2. Under the organizational documents of the entity in accordance with its governing law which make one or more specified interest holders or categories of interest holders liable in their capacity as interest holders for all or specified liabilities of the entity.
(b) An obligation of an interest holder of an entity under its organizational documents to contribute to the entity.
(8) “Merger" means a transaction authorized by s. 180.1101.
(9) “Merging entity" means an entity that is a party to a merger and exists immediately before the merger becomes effective.
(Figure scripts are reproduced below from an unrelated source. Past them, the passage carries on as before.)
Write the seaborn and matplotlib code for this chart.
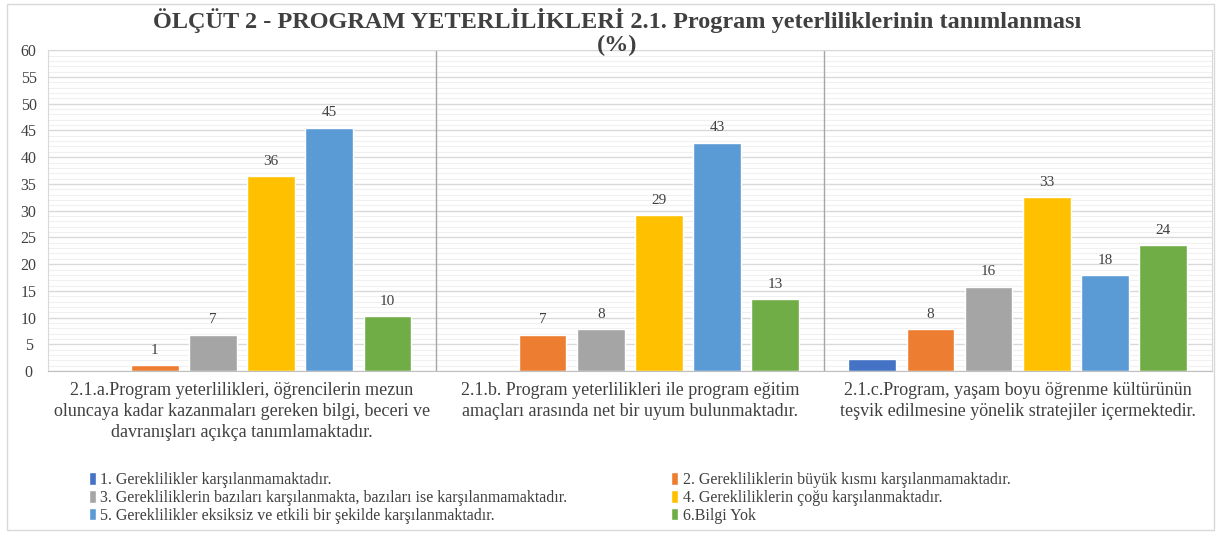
import pandas as pd
import matplotlib.pyplot as plt
import seaborn as sns
from matplotlib.patches import Patch, Rectangle
from matplotlib.ticker import MultipleLocator

# ------------------ data ------------------
categories = [
    "2.1.a.Program yeterlilikleri, öğrencilerin mezun\noluncaya kadar kazanmaları gereken bilgi, beceri ve\ndavranışları açıkça tanımlamaktadır.",
    "2.1.b. Program yeterlilikleri ile program eğitim\namaçları arasında net bir uyum bulunmaktadır.",
    "2.1.c.Program, yaşam boyu öğrenme kültürünün\nteşvik edilmesine yönelik stratejiler içermektedir.",
]
series = [
    "1. Gereklilikler karşılanmamaktadır.",
    "2. Gerekliliklerin büyük kısmı karşılanmamaktadır.",
    "3. Gerekliliklerin bazıları karşılanmakta, bazıları ise karşılanmamaktadır.",
    "4. Gerekliliklerin çoğu karşılanmaktadır.",
    "5. Gereklilikler eksiksiz ve etkili bir şekilde karşılanmaktadır.",
    "6.Bilgi Yok",
]
values_a = [0, 1.1, 6.8, 36.4, 45.5, 10.3]
values_b = [0, 6.8, 7.8, 29.1, 42.7, 13.4]
values_c = [2.2, 7.8, 15.8, 32.5, 18.0, 23.6]
labels_a = ["", "1", "7", "36", "45", "10"]
labels_b = ["", "7", "8", "29", "43", "13"]
labels_c = ["", "8", "16", "33", "18", "24"]
colors = ["#4472C4", "#ED7D31", "#A5A5A5", "#FFC000", "#5B9BD5", "#70AD47"]

rows = []
for cat, vals in zip(categories, [values_a, values_b, values_c]):
    for s, v in zip(series, vals):
        rows.append({"Kategori": cat, "Seri": s, "Deger": v})
df = pd.DataFrame(rows)

# ------------------ plot ------------------
sns.set_style("white")
plt.rcParams["font.family"] = ["Liberation Serif", "DejaVu Serif"]

fig = plt.figure(figsize=(12.19, 5.34), dpi=100)
ax = fig.add_axes([0.0394, 0.305, 0.9545, 0.601])

sns.barplot(data=df, x="Kategori", y="Deger", hue="Seri", hue_order=series,
            order=categories, palette=colors, width=0.9, gap=0.18,
            saturation=1, ax=ax, legend=False)

# bar labels
for cont, i in zip(ax.containers, range(len(series))):
    labs = [labels_a[i], labels_b[i], labels_c[i]]
    ax.bar_label(cont, labels=labs, padding=6, fontsize=11, color="#404040")

ax.set_ylim(0, 60)
ax.set_xlim(-0.5, 2.5)
ax.yaxis.set_major_locator(MultipleLocator(5))
ax.yaxis.set_minor_locator(MultipleLocator(1))
ax.grid(axis="y", which="major", color="#D9D9D9", linewidth=1)
ax.grid(axis="y", which="minor", color="#F0F0F0", linewidth=0.8)
ax.set_axisbelow(True)
for xv in [0.5, 1.5]:
    ax.axvline(xv, color="#A6A6A6", linewidth=1, zorder=0.9)
for sp in ["top", "right", "left"]:
    ax.spines[sp].set_color("#D9D9D9")
ax.spines["bottom"].set_color("#BFBFBF")
ax.set_xlabel("")
ax.set_ylabel("")
ax.tick_params(axis="y", labelsize=11.5, labelcolor="#404040", length=0, pad=14)
ax.tick_params(axis="x", labelsize=13, labelcolor="#404040", length=0, pad=8)
for lab in ax.get_yticklabels():
    lab.set_horizontalalignment("center")
for lab in ax.get_xticklabels():
    lab.set_linespacing(1.3)

fig.text(0.506, 0.962, "ÖLÇÜT 2 - PROGRAM YETERLİLİKLERİ 2.1. Program yeterliliklerinin tanımlanması",
         ha="center", va="center", fontsize=17.5, fontweight="bold", color="#404040")
fig.text(0.506, 0.915, "(%)", ha="center", va="center", fontsize=17.5,
         fontweight="bold", color="#404040")

# legend: row-major order like the original (1,2 / 3,4 / 5,6)
handles = [Patch(facecolor=c, label=s) for c, s in zip(colors, series)]
order = [0, 2, 4, 1, 3, 5]
fig.legend(handles=[handles[i] for i in order], ncol=2, loc="upper left",
           bbox_to_anchor=(0.068, 0.128),
           frameon=False, fontsize=11.5, handlelength=0.4, handleheight=0.8,
           handletextpad=0.3, columnspacing=6.5, labelspacing=0.12,
           labelcolor="#404040", borderaxespad=0)

fig.patches.append(Rectangle((0.006, 0.007), 0.99, 0.985, transform=fig.transFigure,
                             fill=False, edgecolor="#D9D9D9", linewidth=1))

fig.savefig("out.png", dpi=100, facecolor="white")
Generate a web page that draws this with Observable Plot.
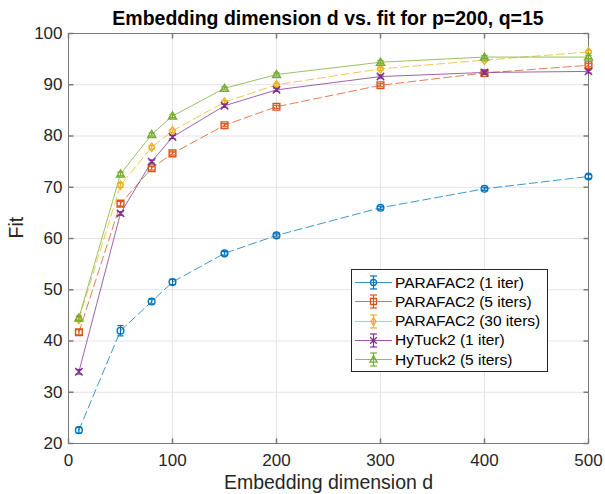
<!DOCTYPE html>
<html>
<head>
<meta charset="utf-8">
<script src="https://cdn.jsdelivr.net/npm/d3@7"></script>
<script src="https://cdn.jsdelivr.net/npm/@observablehq/plot@0.6"></script>
<style>
  html, body { margin: 0; padding: 0; background: #fff; }
  #wrap { position: relative; width: 605px; height: 494px; font-family: "Liberation Sans", Arial, Helvetica, sans-serif; }
  #title { position: absolute; left: 0; top: 0; width: 605px; box-sizing: border-box; padding: 8px 17px 0 68px; text-align: center; font-weight: bold; font-size: 19.5px; line-height: 20px; color: #000; white-space: nowrap; z-index: 2; }
  #legend { position: absolute; left: 351px; top: 269px; width: 197px; height: 103px; box-sizing: border-box; border: 1px solid #262626; background: #fff; }
  #legend .row { position: absolute; left: 0; height: 19px; display: flex; align-items: center; }
  #legend .lbl { font-size: 15.5px; color: #000; margin-left: 0px; white-space: nowrap; }
</style>
</head>
<body>
<div id="wrap">
  <div id="title">Embedding dimension d vs. fit for p=200, q=15</div>
  <div id="chart"></div>
  <div id="legend"></div>
</div>
<script>
// ---- data ----
const dims = [10, 50, 80, 100, 150, 200, 300, 400, 500];
const seriesNames = ["PARAFAC2 (1 iter)", "PARAFAC2 (5 iters)", "PARAFAC2 (30 iters)", "HyTuck2 (1 iter)", "HyTuck2 (5 iters)"];
const fitParafac1 = [22.6, 42.0, 47.7, 51.5, 57.1, 60.6, 66.0, 69.7, 72.1];
const fitParafac5 = [41.7, 66.8, 73.7, 76.6, 82.1, 85.7, 89.9, 92.3, 93.8];
const fitParafac30 = [44.2, 70.4, 77.8, 81.0, 86.6, 90.0, 93.1, 94.8, 96.4];
const fitHytuck1 = [34.0, 64.9, 75.0, 79.8, 85.9, 89.0, 91.6, 92.4, 92.6];
const fitHytuck5 = [44.5, 72.6, 80.3, 83.9, 89.3, 92.0, 94.4, 95.4, 95.4];
const errParafac1 = [0.55, 1.0, 0.45, 0.5, 0.35, 0.3, 0.3, 0.3, 0.35];
const errParafac5 = [0.5, 0.45, 0.35, 0.3, 0.3, 0.3, 0.3, 0.3, 0.3];
const errParafac30 = [0.4, 0.4, 0.35, 0.3, 0.3, 0.3, 0.3, 0.3, 0.3];
const errHytuck1 = [0.45, 0.35, 0.3, 0.3, 0.3, 0.3, 0.3, 0.3, 0.3];
const errHytuck5 = [0.4, 0.35, 0.3, 0.3, 0.3, 0.3, 0.3, 0.3, 0.3];
const xTicks = [0, 100, 200, 300, 400, 500];
const yTicks = [20, 30, 40, 50, 60, 70, 80, 90, 100];
const xLabel = "Embedding dimension d";
const yLabel = "Fit";

// ---- styles ----
const colors = ["#0072BD", "#D95319", "#EDB120", "#7E2F8E", "#77AC30"];
const dashed = [true, true, true, false, false];
const fits = [fitParafac1, fitParafac5, fitParafac30, fitHytuck1, fitHytuck5];
const errs = [errParafac1, errParafac5, errParafac30, errHytuck1, errHytuck5];

const symTimes = { draw(ctx, size) { const r = Math.sqrt(size) * 0.55; ctx.moveTo(-r, -r); ctx.lineTo(r, r); ctx.moveTo(r, -r); ctx.lineTo(-r, r); } };
const symSquare = { draw(ctx, size) { const r = Math.sqrt(size) * 0.5; ctx.moveTo(-r, -r); ctx.lineTo(r, -r); ctx.lineTo(r, r); ctx.lineTo(-r, r); ctx.closePath(); } };
const symDiamond = { draw(ctx, size) { const r = Math.sqrt(size) * 0.62; const w = r * 0.72; ctx.moveTo(0, -r); ctx.lineTo(w, 0); ctx.lineTo(0, r); ctx.lineTo(-w, 0); ctx.closePath(); } };
const symTriangle = { draw(ctx, size) { const r = Math.sqrt(size) * 0.6; ctx.moveTo(0, -r); ctx.lineTo(r, r * 0.75); ctx.lineTo(-r, r * 0.75); ctx.closePath(); } };
const symCircle = { draw(ctx, size) { const r = Math.sqrt(size) * 0.5; ctx.moveTo(r, 0); ctx.arc(0, 0, r, 0, 2 * Math.PI); } };
const symbols = [symCircle, symSquare, symDiamond, symTimes, symTriangle];
const capSym = { draw(ctx, size) { const r = Math.sqrt(size) * 0.5; ctx.moveTo(-r, 0); ctx.lineTo(r, 0); } };
const tickUp = { draw(ctx) { ctx.moveTo(0, 0); ctx.lineTo(0, -5); } };
const tickDown = { draw(ctx) { ctx.moveTo(0, 0); ctx.lineTo(0, 5); } };
const tickRight = { draw(ctx) { ctx.moveTo(0, 0); ctx.lineTo(5, 0); } };
const tickLeft = { draw(ctx) { ctx.moveTo(0, 0); ctx.lineTo(-5, 0); } };

const rows = [];
seriesNames.forEach((s, i) => dims.forEach((d, j) => rows.push({ series: s, idx: i, d, fit: fits[i][j], err: errs[i][j] })));

const marks = [
  Plot.gridX(xTicks, { stroke: "#e3e3e3", strokeOpacity: 1 }),
  Plot.gridY(yTicks, { stroke: "#e3e3e3", strokeOpacity: 1 }),
  Plot.frame({ stroke: "#7a7a7a" }),
  Plot.dot(xTicks, { x: d => d, frameAnchor: "bottom", symbol: tickUp, r: 3, stroke: "#7a7a7a", fill: "none" }),
  Plot.dot(xTicks, { x: d => d, frameAnchor: "top", symbol: tickDown, r: 3, stroke: "#7a7a7a", fill: "none" }),
  Plot.dot(yTicks, { y: d => d, frameAnchor: "left", symbol: tickRight, r: 3, stroke: "#7a7a7a", fill: "none" }),
  Plot.dot(yTicks, { y: d => d, frameAnchor: "right", symbol: tickLeft, r: 3, stroke: "#7a7a7a", fill: "none" }),
  Plot.axisX(xTicks, { tickSize: 0, tickPadding: 10, fontSize: 17, color: "#262626", label: null }),
  Plot.axisY(yTicks, { tickSize: 0, tickPadding: 6, fontSize: 17, color: "#262626", label: null }),
  Plot.text([xLabel], { text: d => d, frameAnchor: "bottom", lineAnchor: "middle", dy: 39, fontSize: 19.5, fill: "#262626" }),
  Plot.text([yLabel], { text: d => d, frameAnchor: "left", lineAnchor: "middle", dx: -52, rotate: -90, fontSize: 19.5, fill: "#262626" })
];

seriesNames.forEach((s, i) => {
  const data = rows.filter(r => r.idx === i);
  marks.push(Plot.line(data, { x: "d", y: "fit", stroke: colors[i], strokeWidth: 1, strokeOpacity: 0.75, strokeDasharray: dashed[i] ? "8,4" : null }));
});
seriesNames.forEach((s, i) => {
  const data = rows.filter(r => r.idx === i);
  marks.push(Plot.ruleX(data, { x: "d", y1: r => r.fit - r.err, y2: r => r.fit + r.err, stroke: colors[i], strokeWidth: 1.2 }));
  marks.push(Plot.dot(data, { x: "d", y: r => r.fit - r.err, symbol: capSym, r: 3.5, stroke: colors[i], strokeWidth: 1.2, fill: "none" }));
  marks.push(Plot.dot(data, { x: "d", y: r => r.fit + r.err, symbol: capSym, r: 3.5, stroke: colors[i], strokeWidth: 1.2, fill: "none" }));
  marks.push(Plot.dot(data, { x: "d", y: "fit", symbol: symbols[i], r: 3.8, stroke: colors[i], strokeWidth: 1.4, fill: "none" }));
});

const chart = Plot.plot({
  width: 605,
  height: 494,
  marginTop: 33,
  marginBottom: 51,
  marginLeft: 68,
  marginRight: 17,
  style: { fontFamily: '"Liberation Sans", Arial, Helvetica, sans-serif', fontSize: "19.5px", color: "#262626", background: "#fff" },
  x: { domain: [0, 500] },
  y: { domain: [20, 100] },
  marks
});
document.getElementById("chart").appendChild(chart);

// ---- legend (built from the same arrays) ----
const legend = d3.select("#legend");
seriesNames.forEach((s, i) => {
  const row = legend.append("div").attr("class", "row").style("top", (3 + i * 19.3) + "px");
  const svg = row.append("svg").attr("width", 43).attr("height", 19);
  svg.append("line").attr("x1", 3).attr("x2", 40).attr("y1", 9.5).attr("y2", 9.5)
    .attr("stroke", colors[i]).attr("stroke-opacity", 0.8).attr("stroke-width", 1);
  svg.append("line").attr("x1", 21.5).attr("x2", 21.5).attr("y1", 3).attr("y2", 16).attr("stroke", colors[i]).attr("stroke-width", 1.2);
  svg.append("line").attr("x1", 18).attr("x2", 25).attr("y1", 3).attr("y2", 3).attr("stroke", colors[i]).attr("stroke-width", 1.2);
  svg.append("line").attr("x1", 18).attr("x2", 25).attr("y1", 16).attr("y2", 16).attr("stroke", colors[i]).attr("stroke-width", 1.2);
  svg.append("path").attr("transform", "translate(21.5,9.5)")
    .attr("d", d3.symbol(symbols[i], 3.4 * 3.4 * Math.PI)())
    .attr("fill", "none").attr("stroke", colors[i]).attr("stroke-width", 1.3);
  row.append("span").attr("class", "lbl").text(s);
});
</script>
</body>
</html>
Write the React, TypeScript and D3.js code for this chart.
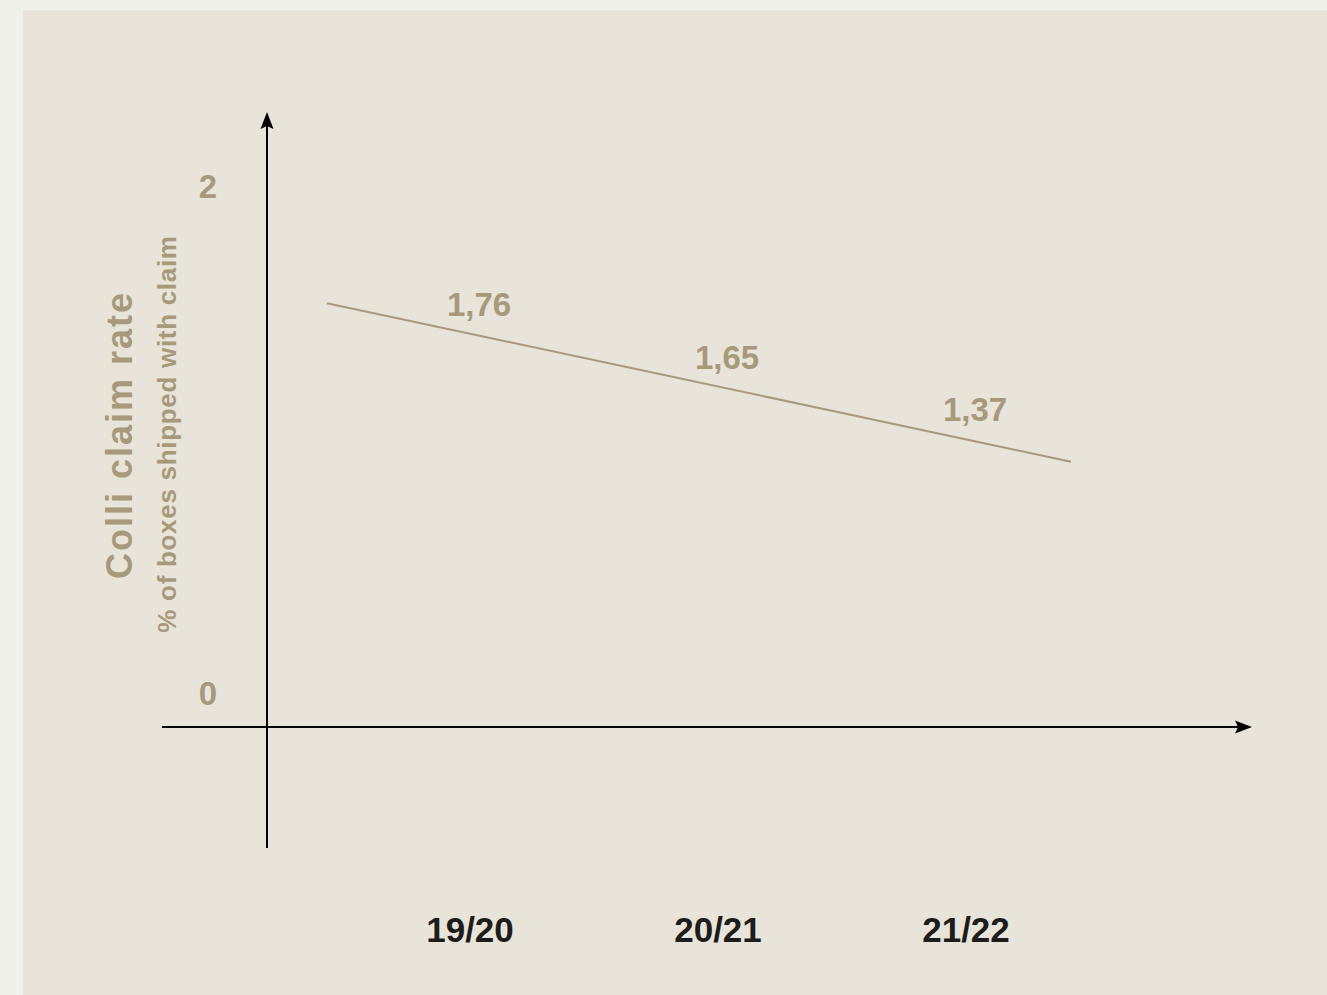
import React from "react";
import * as d3 from "d3";

// Season categories and the colli claim rate (% of boxes shipped with a claim)
const seasons: string[] = ["19/20", "20/21", "21/22"];
const claimRates: number[] = [1.76, 1.65, 1.37];
const yTickValues: number[] = [0, 2];
const valueLabels: string[] = ["1,76", "1,65", "1,37"];

const W = 1327;
const H = 995;

const TAN = "#a8997a";
const INK = "#1c1c1a";
const FONT = "'Liberation Sans', Arial, Helvetica, sans-serif";

// least-squares trend through the seasonal values (x in season index units)
function trend(values: number[]) {
  const xs = values.map((_, i) => i);
  const mx = d3.mean(xs) as number;
  const my = d3.mean(values) as number;
  const num = d3.sum(xs, (x, i) => (x - mx) * (values[i] - my));
  const den = d3.sum(xs, (x) => (x - mx) * (x - mx));
  const slope = num / den;
  return (x: number) => my + slope * (x - mx);
}

export default function App() {
  const axisX = 267;
  const axisY = 727;

  // category positions along the time axis
  const x = d3.scaleLinear().domain([0, seasons.length - 1]).range([470, 966]);
  // value scale for the trend line
  const y = d3.scaleLinear().domain([0, 2]).range([818, 276.4]);
  // tick label placement on the vertical axis
  const yTick = d3.scaleLinear().domain([0, 2]).range([705, 198]);

  const fit = trend(claimRates);
  const trendExtent: [number, number] = [-0.577, 2.423];
  const linePath = d3
    .line<number>()
    .x((i) => x(i))
    .y((i) => y(fit(i)))(trendExtent) as string;

  const arrowUp = `M${axisX},112 L${axisX - 6.5},129 L${axisX},126 L${axisX + 6.5},129 Z`;
  const arrowRight = `M1252,${axisY} L1235,${axisY - 6.5} L1238,${axisY} L1235,${axisY + 6.5} Z`;

  return (
    <svg
      width={W}
      height={H}
      viewBox={`0 0 ${W} ${H}`}
      style={{ position: "fixed", left: 0, top: 0, display: "block" }}
    >
      <rect x={0} y={0} width={W} height={H} fill="#f0f0eb" />
      <rect x={23} y={10} width={W - 23} height={H - 10} fill="#e8e4da" />

      {/* axes */}
      <line x1={axisX} x2={axisX} y1={848} y2={124} stroke="#000" strokeWidth={2} />
      <path d={arrowUp} fill="#000" />
      <line x1={162} x2={1240} y1={axisY} y2={axisY} stroke="#000" strokeWidth={2} />
      <path d={arrowRight} fill="#000" />

      {/* y tick labels */}
      {yTickValues.map((t) => (
        <text
          key={t}
          x={208}
          y={yTick(t)}
          textAnchor="middle"
          fontFamily={FONT}
          fontWeight="bold"
          fontSize={33}
          fill={TAN}
        >
          {t}
        </text>
      ))}

      {/* axis titles */}
      <text
        transform="translate(132,435) rotate(-90)"
        textAnchor="middle"
        fontFamily={FONT}
        fontWeight="bold"
        fontSize={36}
        letterSpacing={2}
        fill={TAN}
      >
        Colli claim rate
      </text>
      <text
        transform="translate(176,434) rotate(-90)"
        textAnchor="middle"
        fontFamily={FONT}
        fontWeight="bold"
        fontSize={26}
        letterSpacing={0.7}
        fill={TAN}
      >
        % of boxes shipped with claim
      </text>

      {/* trend line */}
      <path d={linePath} fill="none" stroke={TAN} strokeWidth={2} />

      {/* value labels */}
      {claimRates.map((v, i) => (
        <text
          key={seasons[i]}
          x={x(i) + 9}
          y={y(fit(i)) - 18}
          textAnchor="middle"
          fontFamily={FONT}
          fontWeight="bold"
          fontSize={33}
          fill={TAN}
        >
          {valueLabels[i]}
        </text>
      ))}

      {/* season labels */}
      {seasons.map((s, i) => (
        <text
          key={s}
          x={x(i)}
          y={942}
          textAnchor="middle"
          fontFamily={FONT}
          fontWeight="bold"
          fontSize={35}
          fill={INK}
        >
          {s}
        </text>
      ))}
    </svg>
  );
}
(10) “Non-United States entity" means an entity whose governing law is the law of any jurisdiction other than the United States or any state, but does not include an entity that has domesticated under the law of any other state.
(11) “Organizational documents" means, with respect to an entity, whether in a record or, to the extent permitted under the entity's governing law, other than in a record, the following or its equivalent under the entity's governing law:
(a) For a domestic or foreign corporation, whether or not for profit or stock or nonstock, its articles of incorporation and bylaws.
(b) For a domestic or foreign partnership, its partnership agreement and, in the case of a domestic or foreign limited liability partnership, its statement of qualification as a limited liability partnership or foreign limited liability partnership.
(c) For a domestic or foreign limited partnership, its certificate of limited partnership and partnership agreement.
(d) For a domestic or foreign limited liability company, its certificate or articles of organization and operating agreement.